Allows bursting up to the bucket capacity, then enforces the steady-state rate. Good for APIs where occasional bursts are acceptable but sustained overload is not.

Leaky bucket

Requests enter a queue (the bucket) and are processed at a fixed output rate. If the queue is full, the request is dropped.

Smooths traffic into a constant output rate. Useful for downstream systems that cannot handle bursts. Less useful for user-facing APIs where you want to allow some burst.

Implementing with Redis

Redis is the standard shared counter store. Two patterns:

INCR + EXPIRE (fixed window)

key = "rate:{client_id}:{window}"   # window = Unix timestamp / window_size
count = INCR key
if count == 1:
    EXPIRE key window_size_seconds
if count > limit:
    reject

Atomic increment with expiry. Simple, fast. Has the fixed window burst problem.

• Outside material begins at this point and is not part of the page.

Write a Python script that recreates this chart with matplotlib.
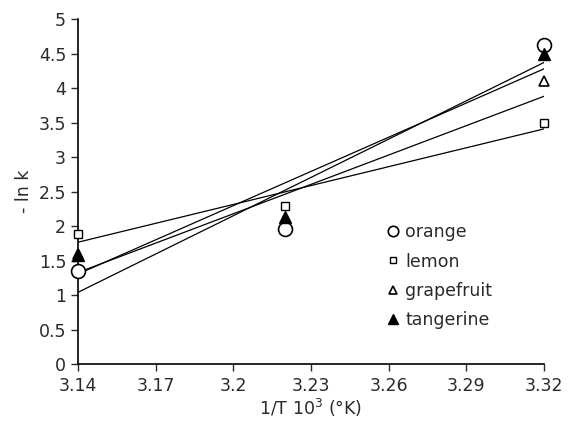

Sorted set (sliding window log)

key = "rate:{client_id}"
now = Unix timestamp in ms
window_start = now - window_ms

ZREMRANGEBYSCORE key 0 window_start    # remove old entries
count = ZCARD key
if count < limit:
    ZADD key now now                   # score and value both = timestamp
    EXPIRE key window_seconds
else:
    reject

Accurate sliding window. Each timestamp is a member of a sorted set. Removing old entries and counting is O(log N + M) where M is the number of entries removed.

Lua script for atomicity

Both patterns above have a race condition if you use separate commands. Wrap them in a Lua script, which Redis executes atomically:

local key = KEYS[1]
local limit = tonumber(ARGV[1])
local window = tonumber(ARGV[2])
local now = tonumber(ARGV[3])

redis.call('ZREMRANGEBYSCORE', key, 0, now - window)
local count = redis.call('ZCARD', key)
if count < limit then
    redis.call('ZADD', key, now, now)
    redis.call('EXPIRE', key, math.ceil(window / 1000))
    return 1
end
return 0

Distributed rate limiting

With a Redis cluster, keys are sharded across nodes. A single client's counter may be split across nodes if you use multiple keys. Use Redis Cluster hash tags to force all keys for a client onto the same shard:

key = "rate:{client_id}:window"   # {} is the hash tag — only client_id is hashed

For very high throughput, a single Redis node becomes a bottleneck. Options:

  • Local approximate counters: each app server tracks a local count and syncs to Redis every 100ms. Accept that the limit may be exceeded by one synchronization window.
  • Dedicated rate limiting service: Envoy, Kong, and nginx all provide rate limiting middleware that centralizes the logic without burdening application code.
  • Redis Cluster with read replicas: for read-heavy rate limit checks (idempotency keys, quota checks) replicas reduce primary load.

Where to enforce

At the edge (API gateway / load balancer): cheapest — the request never hits application code. Best for denial-of-service protection and unauthenticated traffic.

At the service: necessary for per-user or per-tenant limits that require authentication context. The edge does not know who the user is before auth.

Both: use coarse limits at the edge (IP-based, 1000 req/min) and fine limits in the service (per-user, 100 req/min). Defense in depth.

Return the right headers

Rate limit responses should tell the client what happened and when to retry:

HTTP/1.1 429 Too Many Requests
X-RateLimit-Limit: 100
X-RateLimit-Remaining: 0
X-RateLimit-Reset: 1714500060
Retry-After: 47

Well-behaved clients will back off. Poorly-behaved clients will retry immediately regardless, which is why enforcement at the edge matters.